Let’s make this clear: circles are bad. Spirals are good. And believe us, there are major differences between the two. Think about it: if you were walking in a circle, you’d follow the same path forever. You end up right back where you started, and then you start walking again. If you walk in a spiral, however, you’re going places. You might be moving upwards (on a spiral staircase) or outwards (if you’re following a spiral path). Either way, you’re seeing new things and making new tracks. For Yeats, the cycle of natural life is an endless circle (and circles are bad, remember)? Things are born; they live; they die. Repeat. Repeat. Repeat. How do you break out of this circle? Well, that’s challenge of this poem.

  • Lines 1-2: The first lines of the poem create a vivid image of two lovers encircled in each other's arms. It’s a mortal circle, of course (the arms live only as long as the lovers themselves do). In other words, it won’t last forever.
  • Line 6: Ah, the circle of life. (Play Lion King music here). It’s not an actual circle, we know. It’s just a pattern that repeats itself over and over and over again.

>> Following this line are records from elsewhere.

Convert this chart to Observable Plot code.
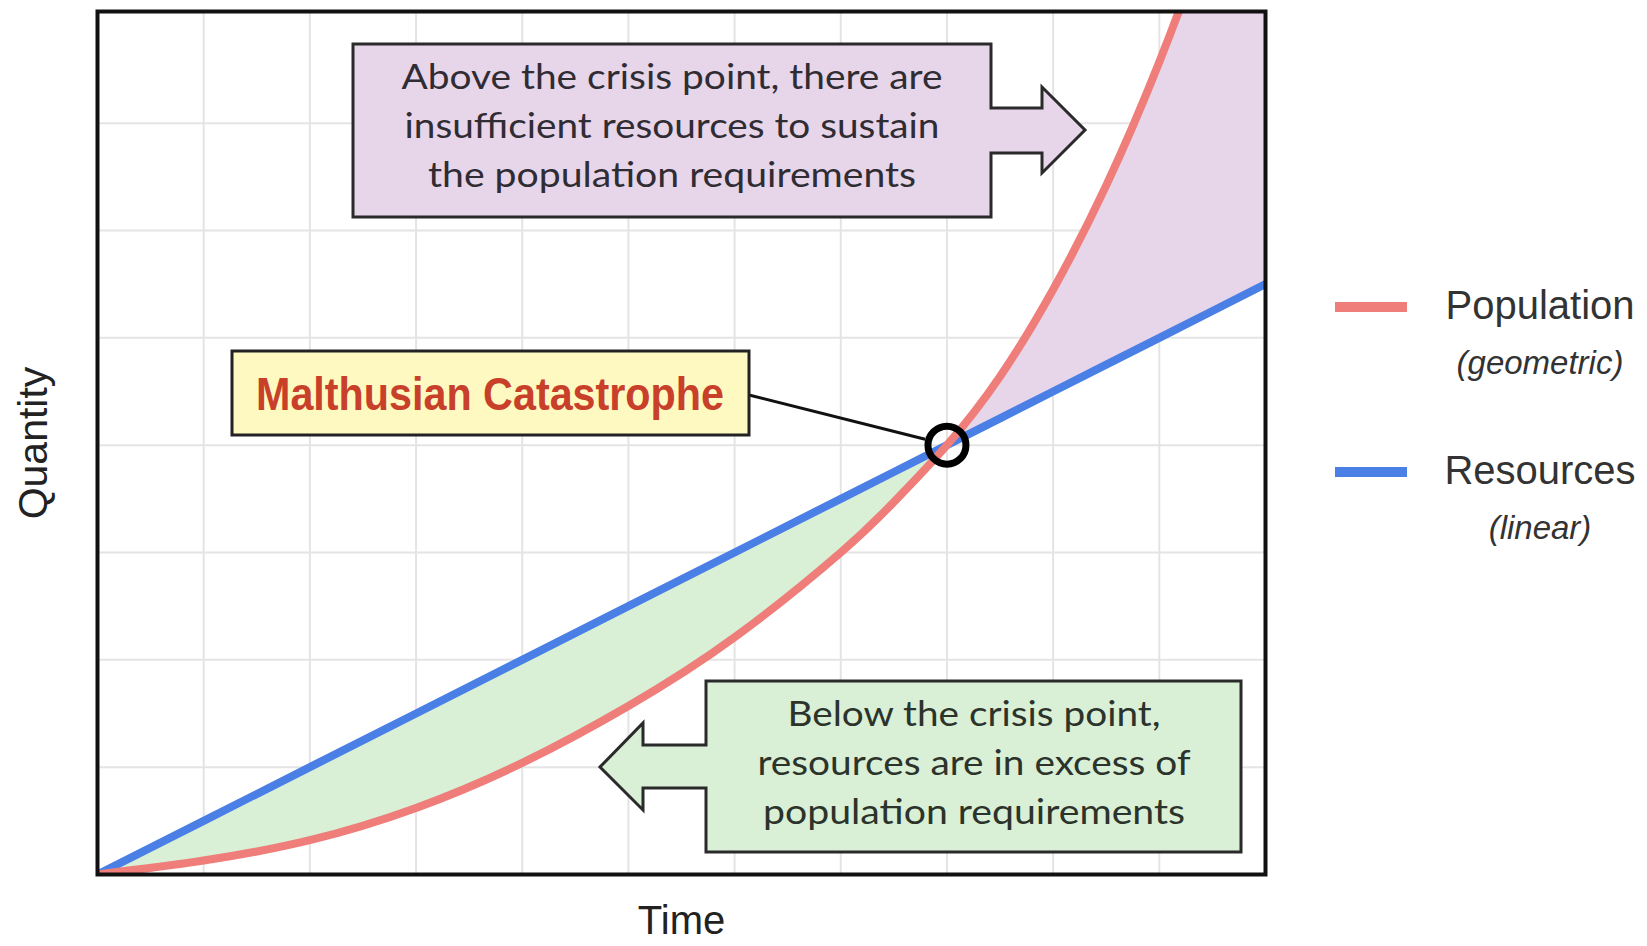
<!DOCTYPE html>
<html>
<head>
<meta charset="utf-8">
<script src="https://cdn.jsdelivr.net/npm/d3@7"></script>
<script src="https://cdn.jsdelivr.net/npm/@observablehq/plot@0.6"></script>
<style>
  html, body { margin: 0; padding: 0; background: #fff; }
  #chart svg { display: block; }
</style>
</head>
<body>
<div id="chart"></div>
<script>
// ---- data ----
const time       = [0, 1, 2, 3, 4, 5, 6, 7, 7.5, 8, 8.5, 9, 9.5, 10, 10.5, 11];
const population = [0, 0.13, 0.32, 0.62, 1.04, 1.57, 2.21, 3.0, 3.47, 4.0, 4.64, 5.45, 6.42, 7.57, 8.92, 10.47];
const resources  = [0, 0.5, 1, 1.5, 2, 2.5, 3, 3.5, 3.75, 4, 4.25, 4.5, 4.75, 5, 5.25, 5.5];
const crisisTime = [8];
const crisisQuantity = [4];
const gridTime = [1, 2, 3, 4, 5, 6, 7, 8, 9, 10];
const gridQuantity = [1, 2, 3, 4, 5, 6, 7];
const seriesNames = ["Population", "Resources"];
const seriesNotes = ["(geometric)", "(linear)"];
const axisLabels = ["Time", "Quantity"];
const crisisLabel = ["Malthusian Catastrophe"];
const aboveText = ["Above the crisis point, there are", "insufficient resources to sustain", "the population requirements"];
const belowText = ["Below the crisis point,", "resources are in excess of", "population requirements"];

// ---- build tables ----
const rows = time.map((t, i) => ({t, pop: population[i], res: resources[i]}));
const crisis = crisisTime.map((t, i) => ({t, q: crisisQuantity[i]}));

const colors = {pop: "#ef7d79", res: "#4a7fe6", green: "#d9efd6", purple: "#e7d5ea", yellow: "#fdf9c0"};

const plot = Plot.plot({
  width: 1647,
  height: 946,
  marginLeft: 97,
  marginRight: 382,
  marginTop: 11,
  marginBottom: 72,
  x: {domain: [0, 11], axis: null},
  y: {domain: [0, 8.04], axis: null},
  style: {background: "#fff", fontFamily: "'Liberation Sans', Arial, sans-serif"},
  marks: [
    Plot.ruleX(gridTime, {stroke: "#e4e4e4", strokeWidth: 2}),
    Plot.ruleY(gridQuantity, {stroke: "#e4e4e4", strokeWidth: 2}),
    Plot.areaY(rows, {x: "t", y1: "res", y2: "pop", fill: "url(#regionFill)", curve: "natural", clip: true}),
    Plot.line(rows, {x: "t", y: "res", stroke: colors.res, strokeWidth: 8, clip: true}),
    Plot.line(rows, {x: "t", y: "pop", stroke: colors.pop, strokeWidth: 8, curve: "natural", clip: true}),
    Plot.frame({stroke: "#111", strokeWidth: 4}),
    Plot.dot(crisis, {x: "t", y: "q", r: 19, stroke: "#000", strokeWidth: 7, fill: "none"}),
    Plot.text([axisLabels[0]], {frameAnchor: "bottom", dy: 47, lineAnchor: "middle", textAnchor: "middle", fontSize: 40, fill: "#222"}),
    Plot.text([axisLabels[1]], {frameAnchor: "left", dx: -64, rotate: -90, lineAnchor: "middle", textAnchor: "middle", fontSize: 41, fill: "#222"})
  ]
});
document.getElementById("chart").appendChild(plot);

// ---- scales from the plot ----
const sx = plot.scale("x"), sy = plot.scale("y");
const X = sx.apply ? v => sx.apply(v) : d3.scaleLinear(sx.domain, sx.range);
const Y = sy.apply ? v => sy.apply(v) : d3.scaleLinear(sy.domain, sy.range);

const svg = d3.select(plot);

// two-colour fill for the region between the curves, split at the crisis time
const fx0 = X(0), fx1 = X(11);
const off = (X(crisisTime[0]) - fx0) / (fx1 - fx0);
const grad = svg.insert("defs", ":first-child").append("linearGradient")
  .attr("id", "regionFill").attr("gradientUnits", "userSpaceOnUse")
  .attr("x1", fx0).attr("x2", fx1).attr("y1", 0).attr("y2", 0);
grad.append("stop").attr("offset", off).attr("stop-color", colors.green);
grad.append("stop").attr("offset", off).attr("stop-color", colors.purple);

const ann = svg.append("g").attr("class", "annotations");

// purple callout (arrow pointing right)
ann.append("path")
  .attr("d", "M353,44 H991 V108 H1042 V87 L1085,130 L1042,173 V153 H991 V217 H353 Z")
  .attr("fill", colors.purple).attr("stroke", "#2a2a2a").attr("stroke-width", 3).attr("stroke-linejoin", "miter");
const aboveBase = [89, 138, 187], aboveLen = [541, 535, 488];
ann.selectAll("text.above").data(aboveText).join("text")
  .attr("x", 672).attr("y", (d, i) => aboveBase[i])
  .attr("text-anchor", "middle").attr("font-family", "Lato, 'Open Sans', sans-serif")
  .attr("font-size", 35).attr("fill", "#302c33")
  .attr("textLength", (d, i) => aboveLen[i]).attr("lengthAdjust", "spacingAndGlyphs")
  .text(d => d);

// green callout (arrow pointing left)
ann.append("path")
  .attr("d", "M706,681 H1241 V852 H706 V788 H643 V810 L600,767 L643,723 V745 H706 Z")
  .attr("fill", colors.green).attr("stroke", "#2a2a2a").attr("stroke-width", 3).attr("stroke-linejoin", "miter");
const belowBase = [726, 775, 824], belowLen = [373, 433, 422];
ann.selectAll("text.below").data(belowText).join("text")
  .attr("x", 974).attr("y", (d, i) => belowBase[i])
  .attr("text-anchor", "middle").attr("font-family", "Lato, 'Open Sans', sans-serif")
  .attr("font-size", 35).attr("fill", "#2b332b")
  .attr("textLength", (d, i) => belowLen[i]).attr("lengthAdjust", "spacingAndGlyphs")
  .text(d => d);

// leader line from label to crisis point
const cx = X(crisisTime[0]), cy = Y(crisisQuantity[0]);
const lx = 749, ly = 395;
const ang = Math.atan2(cy - ly, cx - lx);
ann.append("line")
  .attr("x1", lx).attr("y1", ly)
  .attr("x2", cx - Math.cos(ang) * 22).attr("y2", cy - Math.sin(ang) * 22)
  .attr("stroke", "#111").attr("stroke-width", 3);

// yellow label
ann.append("rect").attr("x", 232).attr("y", 351).attr("width", 517).attr("height", 84)
  .attr("fill", colors.yellow).attr("stroke", "#222").attr("stroke-width", 3);
ann.append("text").attr("x", 490).attr("y", 410)
  .attr("text-anchor", "middle").attr("font-family", "'Liberation Sans', Arial, sans-serif")
  .attr("font-weight", "bold").attr("font-size", 46).attr("fill", "#c8402a")
  .attr("textLength", 468).attr("lengthAdjust", "spacingAndGlyphs")
  .text(crisisLabel[0]);

// legend
const leg = svg.append("g").attr("class", "legend").attr("font-family", "'Liberation Sans', Arial, sans-serif");
const legY = [307, 472], legColors = [colors.pop, colors.res];
seriesNames.forEach((name, i) => {
  leg.append("line").attr("x1", 1335).attr("x2", 1407).attr("y1", legY[i]).attr("y2", legY[i])
    .attr("stroke", legColors[i]).attr("stroke-width", 10);
  leg.append("text").attr("x", 1540).attr("y", legY[i] + 12)
    .attr("text-anchor", "middle").attr("font-size", 40).attr("fill", "#333").text(name);
  leg.append("text").attr("x", 1540).attr("y", legY[i] + 67)
    .attr("text-anchor", "middle").attr("font-size", 33).attr("font-style", "italic").attr("fill", "#333").text(seriesNotes[i]);
});
</script>
</body>
</html>
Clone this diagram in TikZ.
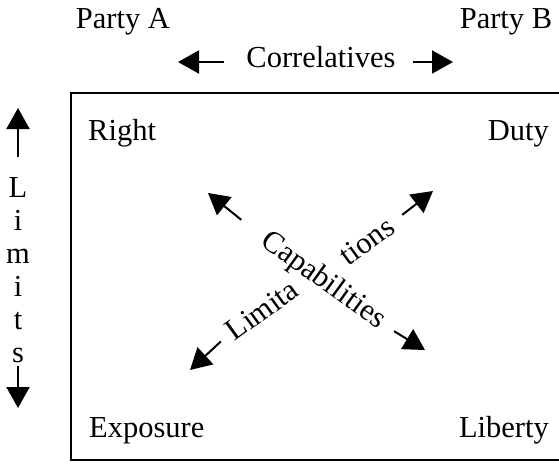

  • Line 18: Here’s the biggie for this poem: asking the sages to "perne in gyre," the speaker distinguishes between the cyclical work of nature and the spiraling work of the spirit. A gyre is a spiral. It’s moving in new directions all the time.
  • Line 29: Back to the bird again! You’d think this was a cycle (or a circle), right? But it’s not. Yeats constructs a loose metaphor for the changes that have occurred over the course of the poem by comparing the "dying generations" of birds in the first lines to the everlasting golden sculpture of a bird in this line.